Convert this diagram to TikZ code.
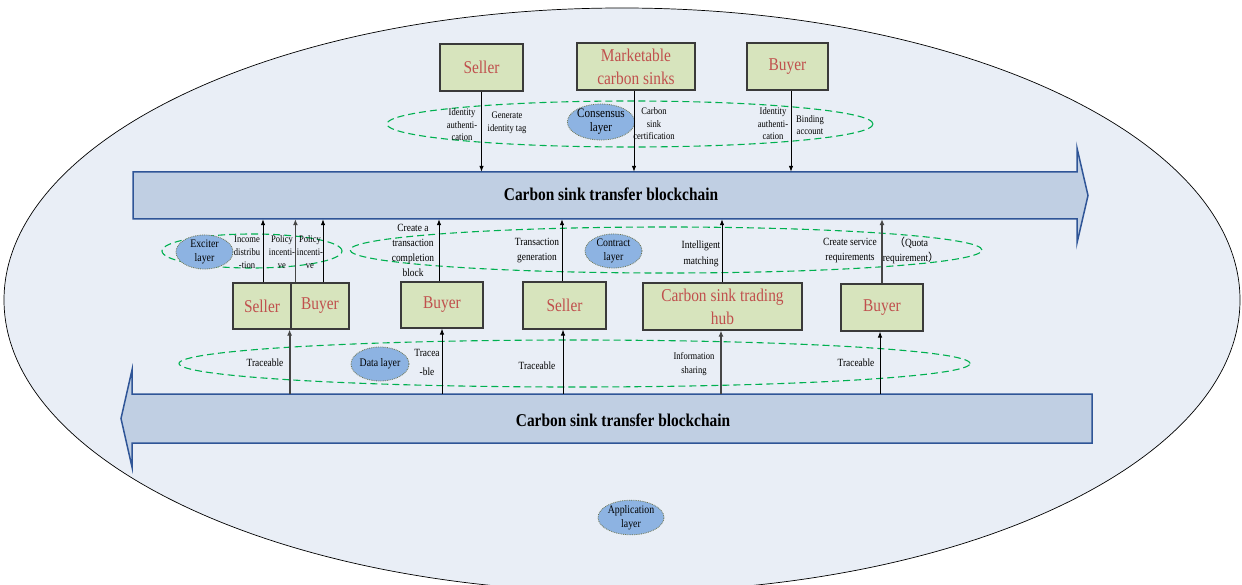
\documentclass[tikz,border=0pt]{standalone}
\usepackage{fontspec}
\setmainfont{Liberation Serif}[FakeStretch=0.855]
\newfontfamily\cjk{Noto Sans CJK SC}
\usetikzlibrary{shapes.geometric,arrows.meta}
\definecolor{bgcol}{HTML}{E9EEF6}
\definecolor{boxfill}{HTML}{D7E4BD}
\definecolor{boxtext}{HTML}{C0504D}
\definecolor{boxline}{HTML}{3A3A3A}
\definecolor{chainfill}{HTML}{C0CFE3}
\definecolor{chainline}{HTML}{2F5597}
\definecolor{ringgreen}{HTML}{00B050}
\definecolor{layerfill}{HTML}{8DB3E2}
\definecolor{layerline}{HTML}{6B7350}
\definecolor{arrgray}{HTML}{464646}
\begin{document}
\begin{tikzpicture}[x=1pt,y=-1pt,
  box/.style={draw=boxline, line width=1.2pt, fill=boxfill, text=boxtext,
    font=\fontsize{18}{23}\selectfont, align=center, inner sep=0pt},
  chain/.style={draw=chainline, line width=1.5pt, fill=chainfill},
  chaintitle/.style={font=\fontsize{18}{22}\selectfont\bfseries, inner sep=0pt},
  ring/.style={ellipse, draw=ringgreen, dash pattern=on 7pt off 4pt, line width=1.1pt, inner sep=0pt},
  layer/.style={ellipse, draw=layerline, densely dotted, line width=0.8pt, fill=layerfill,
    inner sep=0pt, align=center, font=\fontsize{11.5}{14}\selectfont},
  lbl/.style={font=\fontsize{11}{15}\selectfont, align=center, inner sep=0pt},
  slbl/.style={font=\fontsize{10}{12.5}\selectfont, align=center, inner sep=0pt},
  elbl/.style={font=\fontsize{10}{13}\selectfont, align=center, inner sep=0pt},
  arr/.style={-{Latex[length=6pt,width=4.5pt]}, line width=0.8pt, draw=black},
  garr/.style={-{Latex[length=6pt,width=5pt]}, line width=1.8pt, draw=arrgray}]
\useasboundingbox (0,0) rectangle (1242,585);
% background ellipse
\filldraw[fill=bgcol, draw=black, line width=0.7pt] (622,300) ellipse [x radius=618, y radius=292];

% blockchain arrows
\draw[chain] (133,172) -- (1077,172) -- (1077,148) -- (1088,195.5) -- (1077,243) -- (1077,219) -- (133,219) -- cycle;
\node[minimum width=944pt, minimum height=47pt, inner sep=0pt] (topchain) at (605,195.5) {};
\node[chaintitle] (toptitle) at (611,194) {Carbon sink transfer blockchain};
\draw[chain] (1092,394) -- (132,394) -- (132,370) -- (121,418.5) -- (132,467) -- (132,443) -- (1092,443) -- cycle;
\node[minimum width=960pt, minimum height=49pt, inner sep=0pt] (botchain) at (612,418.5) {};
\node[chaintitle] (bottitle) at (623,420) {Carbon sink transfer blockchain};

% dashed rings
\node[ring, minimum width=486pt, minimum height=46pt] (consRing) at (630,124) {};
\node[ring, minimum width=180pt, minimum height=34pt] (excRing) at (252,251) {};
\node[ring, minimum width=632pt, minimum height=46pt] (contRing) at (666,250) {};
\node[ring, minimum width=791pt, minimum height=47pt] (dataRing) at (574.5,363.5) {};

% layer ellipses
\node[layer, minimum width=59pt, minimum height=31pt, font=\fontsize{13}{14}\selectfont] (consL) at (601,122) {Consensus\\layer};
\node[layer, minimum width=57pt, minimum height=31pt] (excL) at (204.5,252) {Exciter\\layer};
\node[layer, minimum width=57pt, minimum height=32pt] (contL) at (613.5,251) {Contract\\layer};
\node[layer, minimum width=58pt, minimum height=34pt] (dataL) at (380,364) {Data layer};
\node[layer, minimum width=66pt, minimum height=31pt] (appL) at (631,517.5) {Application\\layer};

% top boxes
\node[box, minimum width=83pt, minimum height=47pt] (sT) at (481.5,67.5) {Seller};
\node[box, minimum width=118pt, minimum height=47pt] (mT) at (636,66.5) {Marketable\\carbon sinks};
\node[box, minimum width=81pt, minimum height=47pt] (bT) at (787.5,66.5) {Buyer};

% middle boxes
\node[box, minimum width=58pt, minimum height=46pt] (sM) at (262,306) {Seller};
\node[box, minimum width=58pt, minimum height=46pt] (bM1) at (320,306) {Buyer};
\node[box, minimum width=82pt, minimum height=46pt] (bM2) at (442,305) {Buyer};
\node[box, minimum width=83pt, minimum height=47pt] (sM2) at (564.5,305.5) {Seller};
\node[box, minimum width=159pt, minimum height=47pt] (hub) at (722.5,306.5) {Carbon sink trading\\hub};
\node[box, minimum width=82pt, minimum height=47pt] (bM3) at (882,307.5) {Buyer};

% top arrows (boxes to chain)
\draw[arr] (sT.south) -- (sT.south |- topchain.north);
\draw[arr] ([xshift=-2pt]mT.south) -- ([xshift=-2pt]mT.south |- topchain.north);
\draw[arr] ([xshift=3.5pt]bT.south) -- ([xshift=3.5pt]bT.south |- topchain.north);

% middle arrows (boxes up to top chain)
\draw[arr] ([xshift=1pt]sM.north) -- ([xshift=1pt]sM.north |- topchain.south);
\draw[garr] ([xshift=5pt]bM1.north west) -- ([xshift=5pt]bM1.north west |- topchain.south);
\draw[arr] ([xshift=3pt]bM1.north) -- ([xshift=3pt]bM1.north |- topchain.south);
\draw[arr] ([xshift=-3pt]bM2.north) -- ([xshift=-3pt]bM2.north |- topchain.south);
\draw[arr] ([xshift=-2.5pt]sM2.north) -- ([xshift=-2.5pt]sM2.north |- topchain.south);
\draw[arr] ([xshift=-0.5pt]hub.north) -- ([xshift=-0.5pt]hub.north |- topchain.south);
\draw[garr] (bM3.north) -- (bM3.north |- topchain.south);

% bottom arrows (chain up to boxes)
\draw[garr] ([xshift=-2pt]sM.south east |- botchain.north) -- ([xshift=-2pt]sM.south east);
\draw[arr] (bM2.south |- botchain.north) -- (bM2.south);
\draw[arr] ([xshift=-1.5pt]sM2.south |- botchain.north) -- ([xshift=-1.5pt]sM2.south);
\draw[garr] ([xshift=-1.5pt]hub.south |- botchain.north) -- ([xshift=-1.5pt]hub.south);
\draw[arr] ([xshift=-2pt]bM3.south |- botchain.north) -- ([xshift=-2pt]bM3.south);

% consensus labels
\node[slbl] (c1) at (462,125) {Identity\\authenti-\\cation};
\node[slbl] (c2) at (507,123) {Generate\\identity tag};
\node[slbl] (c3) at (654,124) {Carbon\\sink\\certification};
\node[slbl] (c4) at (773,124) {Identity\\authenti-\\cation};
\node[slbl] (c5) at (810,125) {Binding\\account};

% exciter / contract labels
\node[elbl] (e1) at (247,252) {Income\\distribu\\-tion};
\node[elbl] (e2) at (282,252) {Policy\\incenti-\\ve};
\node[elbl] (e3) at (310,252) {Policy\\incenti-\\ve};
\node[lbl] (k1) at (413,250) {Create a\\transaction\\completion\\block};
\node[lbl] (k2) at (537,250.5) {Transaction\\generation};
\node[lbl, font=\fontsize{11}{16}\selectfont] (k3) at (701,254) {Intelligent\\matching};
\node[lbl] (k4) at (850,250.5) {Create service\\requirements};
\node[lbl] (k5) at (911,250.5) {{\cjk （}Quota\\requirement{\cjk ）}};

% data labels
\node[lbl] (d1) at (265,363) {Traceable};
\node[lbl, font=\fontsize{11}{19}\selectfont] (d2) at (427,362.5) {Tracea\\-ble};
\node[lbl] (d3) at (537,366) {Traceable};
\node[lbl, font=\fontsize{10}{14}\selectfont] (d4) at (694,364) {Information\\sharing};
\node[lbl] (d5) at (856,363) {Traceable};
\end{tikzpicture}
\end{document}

> **What this task involves**: Write out exactly the opening lines of the data, stopping after the line that holds "radius=618, y radius=292];". Exclude pictures.

> **Result of the task**:
Convert this diagram to TikZ code.
\documentclass[tikz,border=0pt]{standalone}
\usepackage{fontspec}
\setmainfont{Liberation Serif}[FakeStretch=0.855]
\newfontfamily\cjk{Noto Sans CJK SC}
\usetikzlibrary{shapes.geometric,arrows.meta}
\definecolor{bgcol}{HTML}{E9EEF6}
\definecolor{boxfill}{HTML}{D7E4BD}
\definecolor{boxtext}{HTML}{C0504D}
\definecolor{boxline}{HTML}{3A3A3A}
\definecolor{chainfill}{HTML}{C0CFE3}
\definecolor{chainline}{HTML}{2F5597}
\definecolor{ringgreen}{HTML}{00B050}
\definecolor{layerfill}{HTML}{8DB3E2}
\definecolor{layerline}{HTML}{6B7350}
\definecolor{arrgray}{HTML}{464646}
\begin{document}
\begin{tikzpicture}[x=1pt,y=-1pt,
  box/.style={draw=boxline, line width=1.2pt, fill=boxfill, text=boxtext,
    font=\fontsize{18}{23}\selectfont, align=center, inner sep=0pt},
  chain/.style={draw=chainline, line width=1.5pt, fill=chainfill},
  chaintitle/.style={font=\fontsize{18}{22}\selectfont\bfseries, inner sep=0pt},
  ring/.style={ellipse, draw=ringgreen, dash pattern=on 7pt off 4pt, line width=1.1pt, inner sep=0pt},
  layer/.style={ellipse, draw=layerline, densely dotted, line width=0.8pt, fill=layerfill,
    inner sep=0pt, align=center, font=\fontsize{11.5}{14}\selectfont},
  lbl/.style={font=\fontsize{11}{15}\selectfont, align=center, inner sep=0pt},
  slbl/.style={font=\fontsize{10}{12.5}\selectfont, align=center, inner sep=0pt},
  elbl/.style={font=\fontsize{10}{13}\selectfont, align=center, inner sep=0pt},
  arr/.style={-{Latex[length=6pt,width=4.5pt]}, line width=0.8pt, draw=black},
  garr/.style={-{Latex[length=6pt,width=5pt]}, line width=1.8pt, draw=arrgray}]
\useasboundingbox (0,0) rectangle (1242,585);
% background ellipse
\filldraw[fill=bgcol, draw=black, line width=0.7pt] (622,300) ellipse [x radius=618, y radius=292];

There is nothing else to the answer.